Oily Food

Elizabeth Gilhuly, Health Lifestyle Coach

Oily Food
Tuesday, October 13, 2015

I have seen a breakfast plate of home fries and eggs that glistened with oil. If I eat that, I'm going to feel oily.  Oil and water don't mix. I remember that sensation in my body after eating meals like that. I feel the thin coat of oil floating around my insides.

The issue is that the oils used are usually unhealthy and used in excess quantities. Why are these oils unhealthy?

Reason #1: Many oils contain too much omega-6 and not enough omega-3:

"Most polyunsaturates (aka polyunsaturated fats or fatty acids) in commercial vegetable oils are in the form of double unsaturated omega-6 linoleic acid, with very little of vital triple unsaturated omega-3 linolenic acid. Recent research has revealed that too much omega-6 in the diet creates an imbalance that can interfere with production of important prostaglandins (a group of physiologically active lipid compounds). This disruption can result in increased tendency to form blood clots, inflammation, high blood pressure, irritation of the digestive tract, depressed immune function, sterility, cell proliferation, cancer and weight gain," says Mary G. Enig, PhD, FACN, CNS, international renown expert in lipid chemistry. Her article, The Skinny on Fats, will tell you everything on the topic.

Reason #2: The extraction process of oils can be questionable...

This process can involve chemicals, like hexane (significant constituents of gasoline), which isn't really a tasty or nutritious sauce. It is said the hexane/other chemicals are (mostly) boiled out (but some remains).

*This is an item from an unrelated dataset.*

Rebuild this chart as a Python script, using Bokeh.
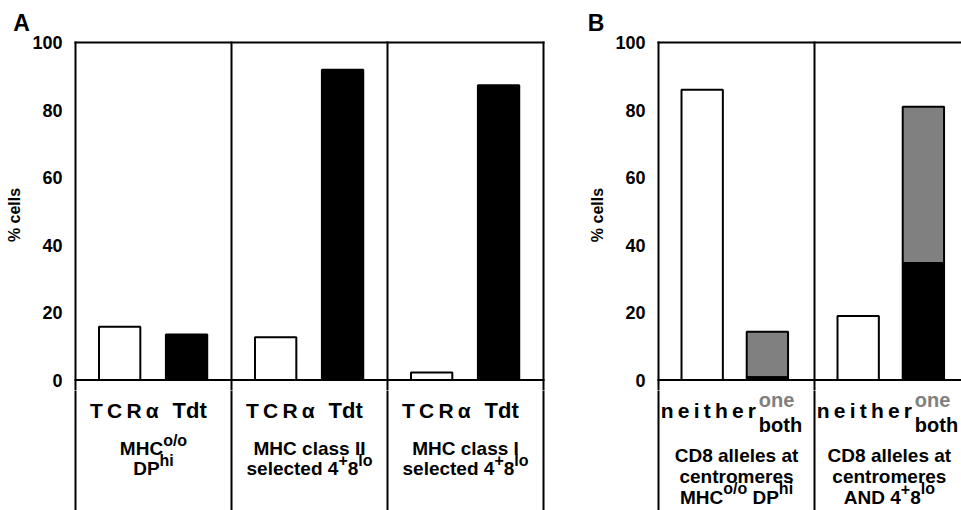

Which oils are healthy and which are unhealthy?

There are mixed opinions on this.  The best is, of course, WHOLE FOOD NUTRITION. Coconut oil is healthy, but get the oil by eating coconut is much better than just taking tablespoons of the isolated oil.  The oil is healthiest in it's Nature-packaged form because there are so many properties within that fruit, nut or seed that work synergistically with the oil as you digest it.  There is a reason it is part of a package to begin with. Mother Nature knows best! 

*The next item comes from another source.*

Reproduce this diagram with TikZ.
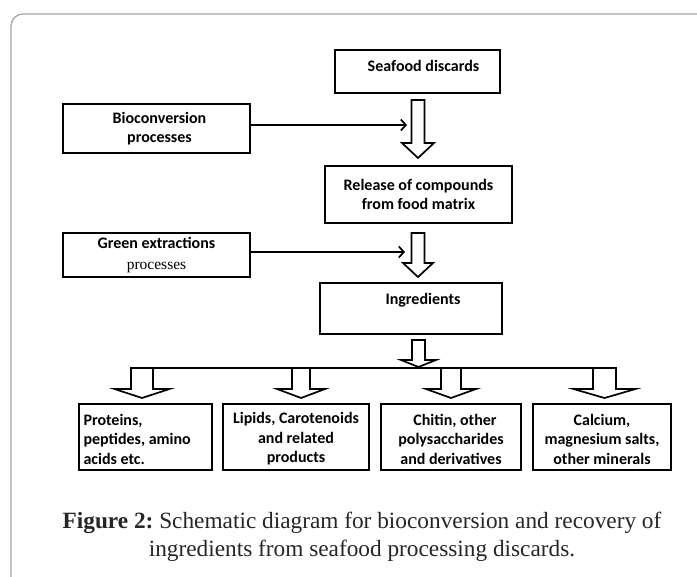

But what do I cook with when the recipe calls for oil?

Be creative!  Think what is fatty and that would add nice flavor... Try raw coconut butter!  Or maybe cashew butter. Or, if you need butter butter, skip the substitutes and just use old-fashioned butter from grass-fed, pasture-raised livestock.  Cultured butter, which is cultured like yogurt, is also a good option of butter.